Of course, the United States has little experience with collective management of rights, although the Copyright Clearance Center and JSTOR—the Mellon Foundation’s program for digitizing scholarly journals—might provide models, and America’s culture is much less homogeneous than Norway’s. The Authors Guild may refuse to yield an inch in defending the interests of professional authors. But if there were to be a national Digital Public Library, most authors probably would prefer to have digitized versions of their out-of-print books made available for a small fee or even for free, rather than to leave them languishing unread on the shelves of a few libraries. Above all, authors want readers, and the minority of authors who live from their pens could opt out of this arrangement. Some of the best legal minds are now developing plans for an American ECL regime, which would make it possible for our national digital library to include everything published in the twentieth century.

Technical Architecture

Last June the steering committee of the DPLA opened an international “Beta Sprint” competition for the best pilot projects, tools, and tentative blueprints of the infrastructure that will hold the system together and make it operate seamlessly for users. More than sixty potential applicants expressed interest. Nearly forty submitted projects by the deadline of September 1. A panel of experts from around the country selected the six most promising projects, and the six were presented to the public at the general meeting in Washington on October 20–21. The technical subcommittee of the DPLA will oversee the effort to cull and combine the best ideas of the winners and to come up with a draft prototype by April 2012. The prototype will be perfected during the next six months, and it should be ready to go into operation when the DPLA is launched in April 2013.

The race to this deadline may seem breathless, but it is fueled by enthusiasm and energy. Leading figures in computer science, information technology, and library science have assured us that the task is doable, and we will get it done.

Governance

I have arrived at the last of my five topics, and here I must be brief, because the governance committee of the DPLA has only begun to study the possibilities for administering it after it is launched a year and a half from now. Where should it be located? Who should lead it? To whom should it be responsible? How will it formulate policy and administer its services?

The present secretariat, under the able leadership of John Palfrey, head of the Harvard Law School Library, will continue to direct affairs during the final eighteen months of the embryonic DPLA’s existence—extending from the launch on October 21 until the DPLA’s opening in April 2013. By April 2013, the newly born DPLA will have set up headquarters—probably at a considerable distance from Harvard.

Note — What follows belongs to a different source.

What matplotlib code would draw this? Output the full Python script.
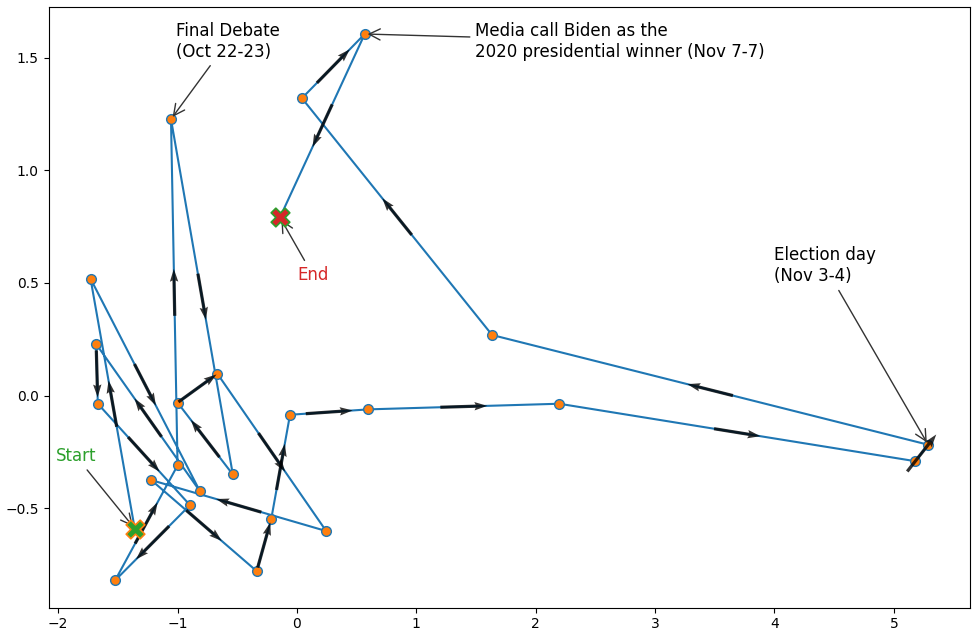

The Harvard phase of its existence had to do with its original conception by a group of self-appointed enthusiasts. The mature DPLA will belong to the entire country and will serve a broad constituency, including ordinary readers, independent researchers, the multifaceted public of public libraries, K–12 schoolchildren, students in community colleges, university students and faculty, and book lovers of every stripe.

In order to fulfill its broad mission, the DPLA will probably be responsible to a board of trustees representing a wide variety of interests. It will need a staff of professionals and, no doubt, a director with plenty of expertise and energy. Just how the trustees and staff will be chosen will depend on the kind of legal structure that emerges. The library might be absorbed by an NGO that has a strong record of excellence in library affairs, or it could operate as an independent corporation by taking advantage of section 501(c)(3) of the Internal Revenue Code, which favors nonprofit organizations. At present, most people think it should not be part of the federal government so that it will be free from political pressures. It might resemble the National Academy of Sciences or the BBC.

In fact, however, it won’t resemble anything, because nothing like it has ever existed. A library without walls that will extend everywhere and contain nearly everything available in the walled-in repositories of human culture… E pluribus unum! Jefferson would have loved it.